Si no luchamos en serio por cambiar los modelos y moldes que imperan a comienzos de esta Era de la informática, robotización, nanotecnología, y trabajos y empresas virtuales dirigidas por fantasmas, acabará formándose la tormenta perfecta. No sería extraño, p. ej. que cambiaran las modas o tendencias globales y que, de repente, la gente deje de ir a España y haga turismo en el Caribe, el Pacífico y otros lugares; y que el cíclico «boom del ladrillo», nos estalle como una bomba atómica dejando ruinas por doquier.

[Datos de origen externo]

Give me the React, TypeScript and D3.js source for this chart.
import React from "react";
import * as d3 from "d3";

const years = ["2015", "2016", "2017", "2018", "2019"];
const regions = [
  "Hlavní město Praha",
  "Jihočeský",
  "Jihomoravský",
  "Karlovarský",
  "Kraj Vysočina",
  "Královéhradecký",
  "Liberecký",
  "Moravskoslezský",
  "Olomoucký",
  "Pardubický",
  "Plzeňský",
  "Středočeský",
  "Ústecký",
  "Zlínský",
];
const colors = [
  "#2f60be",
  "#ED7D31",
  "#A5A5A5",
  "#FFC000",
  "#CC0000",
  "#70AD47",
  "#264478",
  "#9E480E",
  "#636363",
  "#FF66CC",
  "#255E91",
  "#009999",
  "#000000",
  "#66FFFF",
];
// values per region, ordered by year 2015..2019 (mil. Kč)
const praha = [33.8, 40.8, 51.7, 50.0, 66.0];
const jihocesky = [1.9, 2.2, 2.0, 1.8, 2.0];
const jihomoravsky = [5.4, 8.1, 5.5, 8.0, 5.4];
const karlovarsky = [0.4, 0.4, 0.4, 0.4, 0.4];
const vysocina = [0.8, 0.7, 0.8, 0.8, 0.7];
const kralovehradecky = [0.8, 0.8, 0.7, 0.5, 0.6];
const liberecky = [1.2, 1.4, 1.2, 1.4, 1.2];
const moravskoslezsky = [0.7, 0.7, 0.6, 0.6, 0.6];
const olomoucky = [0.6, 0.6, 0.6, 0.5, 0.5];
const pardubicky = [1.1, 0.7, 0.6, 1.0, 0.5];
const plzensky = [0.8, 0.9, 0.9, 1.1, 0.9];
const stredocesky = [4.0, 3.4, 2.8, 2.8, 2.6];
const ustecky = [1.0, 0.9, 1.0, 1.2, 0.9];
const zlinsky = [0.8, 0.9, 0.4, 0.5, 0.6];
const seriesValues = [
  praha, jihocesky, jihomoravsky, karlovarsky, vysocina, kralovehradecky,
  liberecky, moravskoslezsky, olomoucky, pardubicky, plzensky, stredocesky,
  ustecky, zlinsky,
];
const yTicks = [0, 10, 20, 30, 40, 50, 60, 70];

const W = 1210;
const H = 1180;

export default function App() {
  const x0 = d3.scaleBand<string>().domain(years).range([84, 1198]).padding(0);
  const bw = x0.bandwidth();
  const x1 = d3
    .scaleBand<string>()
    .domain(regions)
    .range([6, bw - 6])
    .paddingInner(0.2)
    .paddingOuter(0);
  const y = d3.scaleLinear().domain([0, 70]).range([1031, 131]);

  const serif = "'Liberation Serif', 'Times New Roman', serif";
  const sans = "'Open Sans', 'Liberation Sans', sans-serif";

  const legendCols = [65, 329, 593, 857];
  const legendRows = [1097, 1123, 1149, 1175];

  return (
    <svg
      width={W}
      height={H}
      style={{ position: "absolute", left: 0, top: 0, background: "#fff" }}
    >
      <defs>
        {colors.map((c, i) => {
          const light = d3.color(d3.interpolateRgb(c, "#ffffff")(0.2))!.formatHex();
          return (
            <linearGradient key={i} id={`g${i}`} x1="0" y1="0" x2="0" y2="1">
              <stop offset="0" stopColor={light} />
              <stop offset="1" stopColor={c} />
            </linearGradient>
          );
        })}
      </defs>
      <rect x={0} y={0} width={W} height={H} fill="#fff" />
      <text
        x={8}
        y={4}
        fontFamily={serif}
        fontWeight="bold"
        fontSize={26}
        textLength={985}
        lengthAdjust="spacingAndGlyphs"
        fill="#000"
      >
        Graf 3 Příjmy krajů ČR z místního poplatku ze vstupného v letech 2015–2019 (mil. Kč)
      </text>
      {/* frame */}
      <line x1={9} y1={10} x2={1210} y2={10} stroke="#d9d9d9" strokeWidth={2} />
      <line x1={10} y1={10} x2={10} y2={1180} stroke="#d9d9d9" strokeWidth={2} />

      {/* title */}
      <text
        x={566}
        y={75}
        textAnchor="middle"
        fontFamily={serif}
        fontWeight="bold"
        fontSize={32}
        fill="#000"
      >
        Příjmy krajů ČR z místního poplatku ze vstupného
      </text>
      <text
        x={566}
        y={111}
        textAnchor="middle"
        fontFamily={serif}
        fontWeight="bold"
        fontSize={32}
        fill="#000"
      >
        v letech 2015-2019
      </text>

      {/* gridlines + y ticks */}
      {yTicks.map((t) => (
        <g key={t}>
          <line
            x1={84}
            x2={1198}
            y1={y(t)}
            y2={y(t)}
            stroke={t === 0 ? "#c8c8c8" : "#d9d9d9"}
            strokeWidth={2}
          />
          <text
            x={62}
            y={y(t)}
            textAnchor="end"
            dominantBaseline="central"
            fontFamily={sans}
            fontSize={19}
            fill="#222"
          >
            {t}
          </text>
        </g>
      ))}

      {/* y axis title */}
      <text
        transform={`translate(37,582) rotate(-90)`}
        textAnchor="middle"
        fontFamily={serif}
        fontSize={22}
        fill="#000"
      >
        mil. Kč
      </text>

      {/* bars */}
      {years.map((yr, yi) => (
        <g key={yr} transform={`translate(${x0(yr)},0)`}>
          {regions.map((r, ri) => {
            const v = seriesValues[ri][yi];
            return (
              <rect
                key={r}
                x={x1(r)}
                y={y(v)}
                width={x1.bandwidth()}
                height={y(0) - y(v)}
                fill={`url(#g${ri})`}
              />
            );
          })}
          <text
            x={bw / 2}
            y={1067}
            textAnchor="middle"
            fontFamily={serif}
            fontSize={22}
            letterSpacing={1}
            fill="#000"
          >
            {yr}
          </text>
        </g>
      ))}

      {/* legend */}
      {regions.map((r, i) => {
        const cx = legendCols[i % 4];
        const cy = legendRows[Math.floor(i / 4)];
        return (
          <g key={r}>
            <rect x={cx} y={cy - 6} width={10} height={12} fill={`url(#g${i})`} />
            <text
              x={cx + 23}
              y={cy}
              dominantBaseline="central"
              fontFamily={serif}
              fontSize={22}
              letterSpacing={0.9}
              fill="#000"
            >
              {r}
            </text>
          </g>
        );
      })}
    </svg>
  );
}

Actualmente somos la duodécima potencia económica del mundo, pero los expertos vienen avisando desde hace muncho tiempo de que, si no nos ponemos las pilas, puede que en dos o tres décadas, ocupemos el número cincuenta del ranking mundial, es decir: bajaremos 32 puestos y entraremos, por la puerta grande, en el Tercer Mundo.

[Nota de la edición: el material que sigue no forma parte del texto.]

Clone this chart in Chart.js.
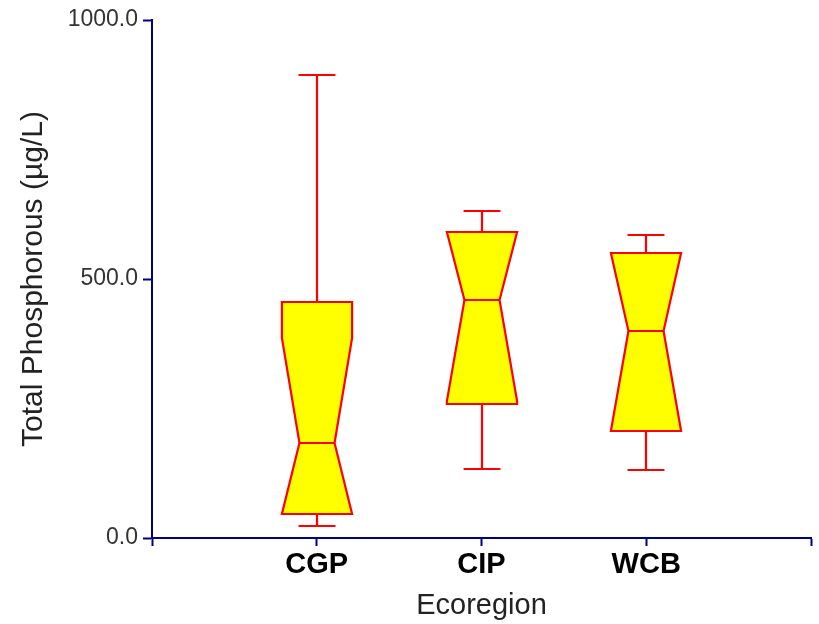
<!DOCTYPE html>
<html>
<head>
<meta charset="utf-8">
<script src="https://cdn.jsdelivr.net/npm/chart.js@4"></script>
<style>
  html, body { margin: 0; padding: 0; background: #ffffff; }
  #wrap { width: 819px; height: 624px; }
</style>
</head>
<body>
<div id="wrap"><canvas id="chart" width="819" height="624"></canvas></div>
<script>
// Ecoregions
const categories = ['CGP', 'CIP', 'WCB']
const mins = [23, 134, 132]
const q1s = [46, 258, 206]
const medians = [183, 460, 399]
const q3s = [455, 590, 550]
const maxs = [893, 632, 585]
// notch bounds (clipped at the box edges when they go past it)
const notchLow = [46, 265, 206]
const notchHigh = [387, 590, 550]
const yTicks = [0, 500, 1000]

const boxFill = '#ffff00'
const boxLine = '#ff0000'
const axisColor = '#000080'

// draws the notched boxes + whiskers using the chart's scales
const notchedBoxes = {
  id: 'notchedBoxes',
  afterDatasetsDraw(chart) {
    const { ctx, scales: { x, y } } = chart
    const step = x.getPixelForValue(1) - x.getPixelForValue(0)
    const hw = step * 0.213   // half box width
    const nw = hw * 0.5       // half width at the median
    const cw = step * 0.112   // half cap width

    ctx.save()
    ctx.lineWidth = 2.2
    ctx.strokeStyle = boxLine
    ctx.lineJoin = 'miter'

    categories.forEach((cat, i) => {
      const cx = Math.round(x.getPixelForValue(i + 1))
      const yMin = Math.round(y.getPixelForValue(mins[i]))
      const yQ1 = Math.round(y.getPixelForValue(q1s[i]))
      const yMed = Math.round(y.getPixelForValue(medians[i]))
      const yQ3 = Math.round(y.getPixelForValue(q3s[i]))
      const yMax = Math.round(y.getPixelForValue(maxs[i]))
      const yNL = Math.round(y.getPixelForValue(Math.max(q1s[i], notchLow[i])))
      const yNH = Math.round(y.getPixelForValue(Math.min(q3s[i], notchHigh[i])))

      // whiskers
      ctx.beginPath()
      ctx.moveTo(cx, yQ3); ctx.lineTo(cx, yMax)
      ctx.moveTo(cx - cw, yMax); ctx.lineTo(cx + cw, yMax)
      ctx.moveTo(cx, yQ1); ctx.lineTo(cx, yMin)
      ctx.moveTo(cx - cw, yMin); ctx.lineTo(cx + cw, yMin)
      ctx.stroke()

      // notched box
      ctx.beginPath()
      ctx.moveTo(cx - hw, yQ3)
      ctx.lineTo(cx + hw, yQ3)
      ctx.lineTo(cx + hw, yNH)
      ctx.lineTo(cx + nw, yMed)
      ctx.lineTo(cx + hw, yNL)
      ctx.lineTo(cx + hw, yQ1)
      ctx.lineTo(cx - hw, yQ1)
      ctx.lineTo(cx - hw, yNL)
      ctx.lineTo(cx - nw, yMed)
      ctx.lineTo(cx - hw, yNH)
      ctx.closePath()
      ctx.fillStyle = boxFill
      ctx.fill()
      ctx.stroke()

      // median
      ctx.beginPath()
      ctx.moveTo(cx - nw, yMed); ctx.lineTo(cx + nw, yMed)
      ctx.stroke()
    })
    ctx.restore()
  }
}

const ctx = document.getElementById('chart').getContext('2d')

new Chart(ctx, {
  type: 'scatter',
  data: {
    datasets: [{
      data: categories.map((c, i) => ({ x: i + 1, y: medians[i] })),
      pointRadius: 0,
      showLine: false
    }]
  },
  options: {
    responsive: false,
    animation: false,
    layout: { padding: { top: 20, right: 8, left: 0, bottom: 0 } },
    plugins: {
      legend: { display: false },
      tooltip: { enabled: false }
    },
    scales: {
      x: {
        type: 'linear',
        min: 0,
        max: categories.length + 1,
        afterBuildTicks: (scale) => {
          scale.ticks = [0, 1, 2, 3, 4].map(v => ({ value: v }))
        },
        afterFit: (scale) => { scale.height = 86 },
        grid: {
          display: true,
          drawOnChartArea: false,
          drawTicks: true,
          tickLength: 8,
          tickWidth: 2,
          tickColor: axisColor
        },
        border: { display: true, color: axisColor, width: 2 },
        ticks: {
          padding: 2,
          color: '#000000',
          font: { family: 'Arial, "Liberation Sans", sans-serif', size: 29, weight: 'bold' },
          callback: (v) => categories[v - 1] || ''
        },
        title: {
          display: true,
          text: 'Ecoregion',
          color: '#222222',
          padding: { top: 0, bottom: 1 },
          font: { family: 'Arial, "Liberation Sans", sans-serif', size: 29 }
        }
      },
      y: {
        min: 0,
        max: 1000,
        afterBuildTicks: (scale) => {
          scale.ticks = yTicks.map(v => ({ value: v }))
        },
        afterFit: (scale) => { scale.width = 152 },
        grid: {
          display: true,
          drawOnChartArea: false,
          drawTicks: true,
          tickLength: 9,
          tickWidth: 2,
          tickColor: axisColor
        },
        border: { display: true, color: axisColor, width: 2 },
        ticks: {
          padding: 5,
          color: '#333333',
          font: { family: 'Arial, "Liberation Sans", sans-serif', size: 23 },
          callback: (v) => v.toFixed(1)
        },
        title: {
          display: true,
          text: 'Total Phosphorous (µg/L)',
          color: '#222222',
          padding: { top: 16, bottom: 0 },
          font: { family: 'Arial, "Liberation Sans", sans-serif', size: 30 }
        }
      }
    }
  },
  plugins: [notchedBoxes]
})
</script>
</body>
</html>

En América Latina tienen que lidiar con gigantes mayores que en Europa, debido a las pesadas cargas que dejaron las potencias coloniales y el lastre de una burguesía que sueña con una Edad de Oro, tipo vieja y rancia aristocracia española. A esa casta, sin duda le encantan profetas como Donald Trump, personaje que pinta de colores, el fascismo.
A los suramericanos tal vez les sirva de inspiración la parábola de Julio Anguita, pues ese continente de «la discordia» se enfrenta a un enemigo enorme que tiene una fuerza descomunal. Sus pueblos tienen que desarrollar los músculos, entrenarse a fondo, fabricar la mejor honda posible y afinar la puntería. Sólo así impactará el guijarro en la frente de Goliat, y el pequeño David podrá disfrutar de su reinado.

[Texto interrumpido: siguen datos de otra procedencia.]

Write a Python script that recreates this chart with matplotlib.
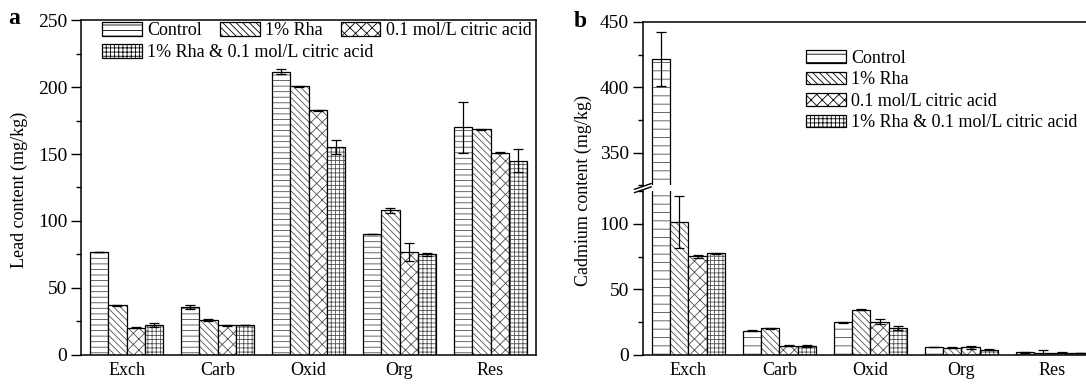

Insisto en que el cambio debe ser global, si no la Tierra quedará separada por el Muro del Fascismo Capitalismo: a un lado, islas para ricos y al otro, submundos para pobres, «nadies» y «seres fallidos». No vale que una nación pequeña lo intente sola, se necesita la ruptura de muchas fronteras, no sólo físicas sino también mentales, para dar el salto comunal.
El Occidente europeo y el mundo anglosajón se creen muy superiores al resto de las regiones del planeta y, por eso, miran a los demás desde el Olimpo. Ha llegado la hora de que el ciudadano universal diga ¡basta! a tanta soberbia y, reclame y conquiste su derecho a vivir en condiciones de igualdad con sus semejantes. ¡Quedan tantas revoluciones por hacer! ¡Tantas cadenas por romper! ¡Tantas torres por derribar!